Friday, March 14, 2014

Some questions about the state of manarchy and the gender of marxist critique

It's interesting how the meaning of "manarchist" has shifted, maybe narrowed, over the last few years.  When I first heard folks using the term about five years ago, it seemed to me that it was a way of marking the ways that even the most theoretically avant-garde variants of anarchist practice and scholarship were marked by their gendered assumptions, hypermasculinist norms, and most troublingly what a lot of people denounced as a profoundly apologetic attitude towards various forms of sexual violence.  In the intervening half-decade it's been popularized (thanks, Ryan Gosling,) but also, maybe, contained, so that to call someone a manarchist is no longer to put masculinity itself on the carpet, but instead to invoke a much more particular sort of naive antifeminism and hypermasculinism which maybe owes a lot more to the experience of the Occupy movement than to the occupations that preceded it.  Does that make any sense?  Is it a useful claim to make?  I'm guess I'm curious about the state of "manarchy" at present, particularly given the latest round of critiques of "call-out culture" and the latest attacks on people for outing anarchists with histories of sexual assault for dishonesty about transformative justice procedures etc.

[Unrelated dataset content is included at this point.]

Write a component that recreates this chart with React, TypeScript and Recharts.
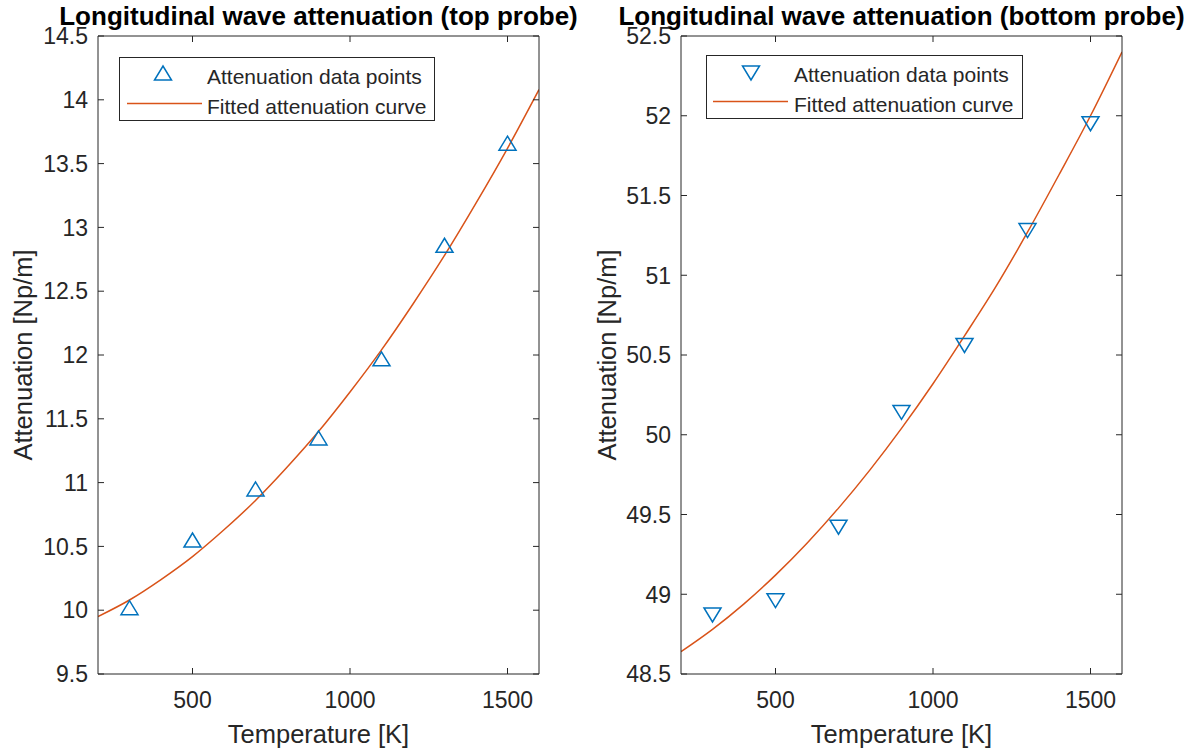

I guess I'm thinking about this also in relation to the weird backlash against trigger warnings.  I think the politics of safety are pretty fraught, and folks need to read Christina Hanhardt's fantastic book about the politics of Safe Space and the race and class politics of gay neighborhoods and policing, which has a great deal to say on the subject.  But there's also a disturbingly gleeful antifeminism in some of the not-even-critiques that have circulated on social media in the wake of that New Republic piece.  In the fifteen-odd years that I have been involved in radical organizing and other projects, I don't know that I've ever seen such malice directed towards what are, in essence, survivor strategies.  I think TWs are open to critique.  I have lots of critiques.  (In short I think there are ways that TWs assume a universal equivalence of trauma in which the racialized particularities of particular forms of violence are flattened and/or disappeared.  No one is safe, but some are always already safer than others.)  But while assy critique can be liberating and fun to read as well as fun to perform, it can also easily slip into some rather reactionary forms of address.

The two paragraphs above seem a bit more disconnected now than they did when they were congealing in my brain, so I think I'll stop there and move on to something else.

Thursday, March 6, 2014

Education in the streets, 11 years on

Today is the 11th anniversary of Education in the Streets.  I've written about it so many times already that I'm not entirely sure what it's useful for me to say here other than that it was a moment that was politically formative and euphoric enough that I am still thinking about it and writing about it today, still deeply invested in the project of stealing the university from the university through the refusal of work, of creating spaces of insurgent knowledge production within oppositional practice of insurgent and transformative labor organizing which moves beyond the workplace to challenge the colonial logics of university service labor urbanization.
The potential for that kind of transversal organizing practice, for the kinds of radical affinities modeled in the organizing that produced that day (March 6, 2003) to emerge elsewhere is maybe the most exciting outcome of the GSOC election victory, besides, you know, remembering John Sexton's promise to the faculty that the union could either die a quick death or a slow death and taking a long, slow drink of wild cherry diet pepsi.   I'll be doing both today, but mostly I'll be thinking about how what it means to teach and what it means to learn are transformed by struggle, how the strike troubles the limits of the enclosure of knowledge-labor, how insurgent labor produces forms of thought and collectivity capable of radically destructuring the most imperial and expansive modes of academic neoliberalism.  Thanks, Abbey.

And happy birthday to Robert Schwartz, z''l.